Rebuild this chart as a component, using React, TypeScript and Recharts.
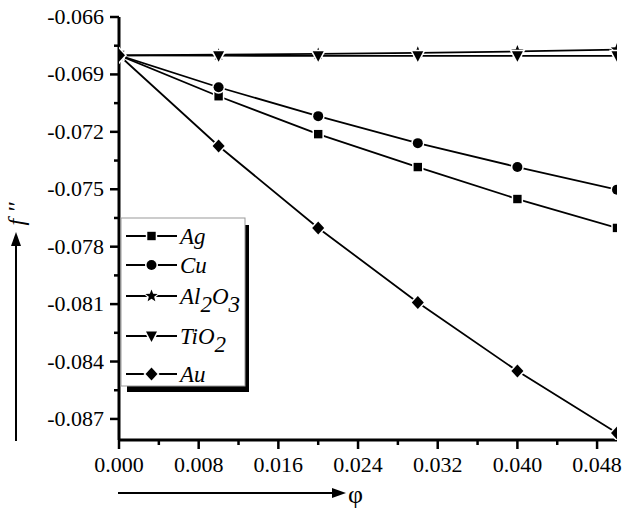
import React from 'react';
import { LineChart, Line, XAxis, YAxis } from 'recharts';

const PHI = [0, 0.01, 0.02, 0.03, 0.04, 0.05];
const AG = [-0.068, -0.07014, -0.07212, -0.07384, -0.07551, -0.07702];
const CU = [-0.068, -0.06967, -0.07118, -0.07259, -0.07384, -0.07502];
const AL2O3 = [-0.068, -0.06797, -0.06793, -0.06787, -0.0678, -0.0677];
const TIO2 = [-0.068, -0.06802, -0.06803, -0.06803, -0.06803, -0.06803];
const AU = [-0.068, -0.07274, -0.07702, -0.08092, -0.0845, -0.08774];

const X_TICKS = [0, 0.004, 0.008, 0.012, 0.016, 0.02, 0.024, 0.028, 0.032, 0.036, 0.04, 0.044, 0.048];
const Y_TICKS = [-0.066, -0.0675, -0.069, -0.0705, -0.072, -0.0735, -0.075, -0.0765, -0.078, -0.0795, -0.081, -0.0825, -0.084, -0.0855, -0.087];

const SERIES = [
  { key: 'Ag', values: AG, shape: 'square' },
  { key: 'Cu', values: CU, shape: 'circle' },
  { key: 'Al2O3', values: AL2O3, shape: 'star' },
  { key: 'TiO2', values: TIO2, shape: 'triangle' },
  { key: 'Au', values: AU, shape: 'diamond' },
];

const data = PHI.map((p, i) => {
  const row: any = { phi: p };
  SERIES.forEach((s) => (row[s.key] = s.values[i]));
  return row;
});

const FF = 'Liberation Serif';
const CSS = "svg text, svg tspan { font-family: 'Liberation Serif' !important; }";

function starPoints(cx: number, cy: number, ro: number, ri: number) {
  const pts: string[] = [];
  for (let k = 0; k < 10; k++) {
    const r = k % 2 === 0 ? ro : ri;
    const a = -Math.PI / 2 + (k * Math.PI) / 5;
    pts.push(`${cx + r * Math.cos(a)},${cy + r * Math.sin(a)}`);
  }
  return pts.join(' ');
}

function Shape({ shape, cx, cy, g, fill }: { shape: string; cx: number; cy: number; g: number; fill: string }) {
  if (shape === 'square') return <rect x={cx - 4.2 - g} y={cy - 4.2 - g} width={8.4 + 2 * g} height={8.4 + 2 * g} fill={fill} />;
  if (shape === 'circle') return <circle cx={cx} cy={cy} r={5 + g} fill={fill} />;
  if (shape === 'star') return <polygon points={starPoints(cx, cy, 6.5 + g * 1.6, 2.8 + g)} fill={fill} />;
  if (shape === 'triangle')
    return <polygon points={`${cx - 5.5 - g * 1.7},${cy - 4.5 - g} ${cx + 5.5 + g * 1.7},${cy - 4.5 - g} ${cx},${cy + 6 + g * 2}`} fill={fill} />;
  return <polygon points={`${cx},${cy - 6.5 - g * 1.4} ${cx + 6 + g * 1.4},${cy} ${cx},${cy + 6.5 + g * 1.4} ${cx - 6 - g * 1.4},${cy}`} fill={fill} />;
}

function Marker({ shape, cx, cy }: { shape: string; cx: number; cy: number }) {
  return (
    <g>
      <Shape shape={shape} cx={cx} cy={cy} g={1.5} fill="#fff" />
      <Shape shape={shape} cx={cx} cy={cy} g={0} fill="#000" />
    </g>
  );
}

const XTick = (p: any) => {
  const v = p.payload.value;
  const major = Math.round(v * 1000) % 8 === 0;
  return (
    <g>
      <line x1={p.x} x2={p.x} y1={p.y} y2={p.y + (major ? 9 : 5)} stroke="#000" strokeWidth={2.5} />
      {major && (
        <text x={p.x} y={p.y + 32} textAnchor="middle" fontFamily={FF} fontSize={22} fill="#000">
          {v.toFixed(3)}
        </text>
      )}
    </g>
  );
};

const YTick = (p: any) => {
  const v = p.payload.value;
  const major = Math.round(v * 10000) % 30 === 0;
  return (
    <g>
      <line x1={p.x - (major ? 9 : 5)} x2={p.x} y1={p.y} y2={p.y} stroke="#000" strokeWidth={2.5} />
      {major && (
        <text x={p.x - 15} y={p.y + 7} textAnchor="end" fontFamily={FF} fontSize={22} fill="#000">
          {v.toFixed(3)}
        </text>
      )}
    </g>
  );
};

const LEGEND_ROWS = [
  { shape: 'square', y: 236, parts: [['Ag', 0]] },
  { shape: 'circle', y: 265, parts: [['Cu', 0]] },
  { shape: 'star', y: 296, parts: [['Al', 0], ['2', 1], ['O', 0], ['3', 1]] },
  { shape: 'triangle', y: 336, parts: [['TiO', 0], ['2', 1]] },
  { shape: 'diamond', y: 374, parts: [['Au', 0]] },
];

function Overlay() {
  return (
    <svg width={626} height={514} style={{ position: 'absolute', left: 0, top: 0, pointerEvents: 'none' }}>
      <rect x={127} y={225} width={122} height={167} fill="#000" />
      <rect x={121} y={218} width={124} height={168} fill="#fff" stroke="#999" strokeWidth={1} />
      {LEGEND_ROWS.map((r, i) => {
        let dyPrev = 0;
        return (
          <g key={i}>
            <line x1={126} x2={177} y1={r.y} y2={r.y} stroke="#000" strokeWidth={1.8} />
            <Marker shape={r.shape} cx={151.5} cy={r.y} />
            <text x={180} y={r.y + 8} fontFamily={FF} fontSize={23} fontStyle="italic" fill="#000">
              {r.parts.map((pt: any, j: number) => {
                const target = pt[1] ? 8 : 0;
                const dy = target - dyPrev;
                dyPrev = target;
                return (
                  <tspan key={j} dy={dy}>
                    {pt[0]}
                  </tspan>
                );
              })}
            </text>
          </g>
        );
      })}
      <line x1={16} x2={16} y1={441} y2={244} stroke="#000" strokeWidth={2} />
      <polygon points="11,246 21,246 16,232" fill="#000" />
      <text
        x={24}
        y={214}
        transform="rotate(-90 24 214)"
        textAnchor="middle"
        fontFamily={FF}
        fontSize={24}
        fontStyle="italic"
        fill="#000"
      >
        {"f ''"}
      </text>
      <line x1={118} x2={334} y1={493} y2={493} stroke="#000" strokeWidth={2} />
      <polygon points="332,488 332,498 346,493" fill="#000" />
      <text x={348} y={503} fontFamily={FF} fontSize={26} fill="#000">
        φ
      </text>
    </svg>
  );
}

export default function App() {
  return (
    <div style={{ position: 'absolute', left: 0, top: 0, width: 626, height: 514, fontFamily: FF }}>
      <style>{CSS}</style>
      <LineChart width={626} height={514} data={data} margin={{ top: 17, right: 9, bottom: 0, left: 0 }}>
        <XAxis
          dataKey="phi"
          type="number"
          domain={[0, 0.05]}
          allowDataOverflow
          ticks={X_TICKS}
          interval={0}
          height={74}
          tickLine={false}
          tickSize={0}
          tickMargin={0}
          tick={XTick}
          axisLine={{ stroke: '#000', strokeWidth: 3 }}
        />
        <XAxis
          xAxisId="top"
          orientation="top"
          type="number"
          domain={[0, 0.05]}
          height={0}
          tick={false}
          tickLine={false}
          axisLine={{ stroke: '#000', strokeWidth: 2.5 }}
        />
        <YAxis
          type="number"
          domain={[-0.0881, -0.066]}
          allowDataOverflow
          ticks={Y_TICKS}
          interval={0}
          width={119}
          tickLine={false}
          tickSize={0}
          tickMargin={0}
          tick={YTick}
          axisLine={{ stroke: '#000', strokeWidth: 3 }}
        />
        <YAxis
          yAxisId="right"
          orientation="right"
          type="number"
          domain={[-0.0881, -0.066]}
          width={0}
          tick={false}
          tickLine={false}
          axisLine={{ stroke: '#000', strokeWidth: 2.5 }}
        />
        {SERIES.map((s) => (
          <Line
            key={s.key}
            dataKey={s.key}
            type="linear"
            stroke="#000"
            strokeWidth={1.8}
            isAnimationActive={false}
            dot={(p: any) => <Marker key={`${s.key}-${p.index}`} shape={s.shape} cx={p.cx} cy={p.cy} />}
            activeDot={false}
          />
        ))}
      </LineChart>
      <Overlay />
    </div>
  );
}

--*--

### DIRECTION
Return only the lines from the start of the data through the line that contains "-0.08092, -0.0845, -0.08774];", please, copying them exactly and omitting all pictures.

### FULL RESPONSE
Rebuild this chart as a component, using React, TypeScript and Recharts.
import React from 'react';
import { LineChart, Line, XAxis, YAxis } from 'recharts';

const PHI = [0, 0.01, 0.02, 0.03, 0.04, 0.05];
const AG = [-0.068, -0.07014, -0.07212, -0.07384, -0.07551, -0.07702];
const CU = [-0.068, -0.06967, -0.07118, -0.07259, -0.07384, -0.07502];
const AL2O3 = [-0.068, -0.06797, -0.06793, -0.06787, -0.0678, -0.0677];
const TIO2 = [-0.068, -0.06802, -0.06803, -0.06803, -0.06803, -0.06803];
const AU = [-0.068, -0.07274, -0.07702, -0.08092, -0.0845, -0.08774];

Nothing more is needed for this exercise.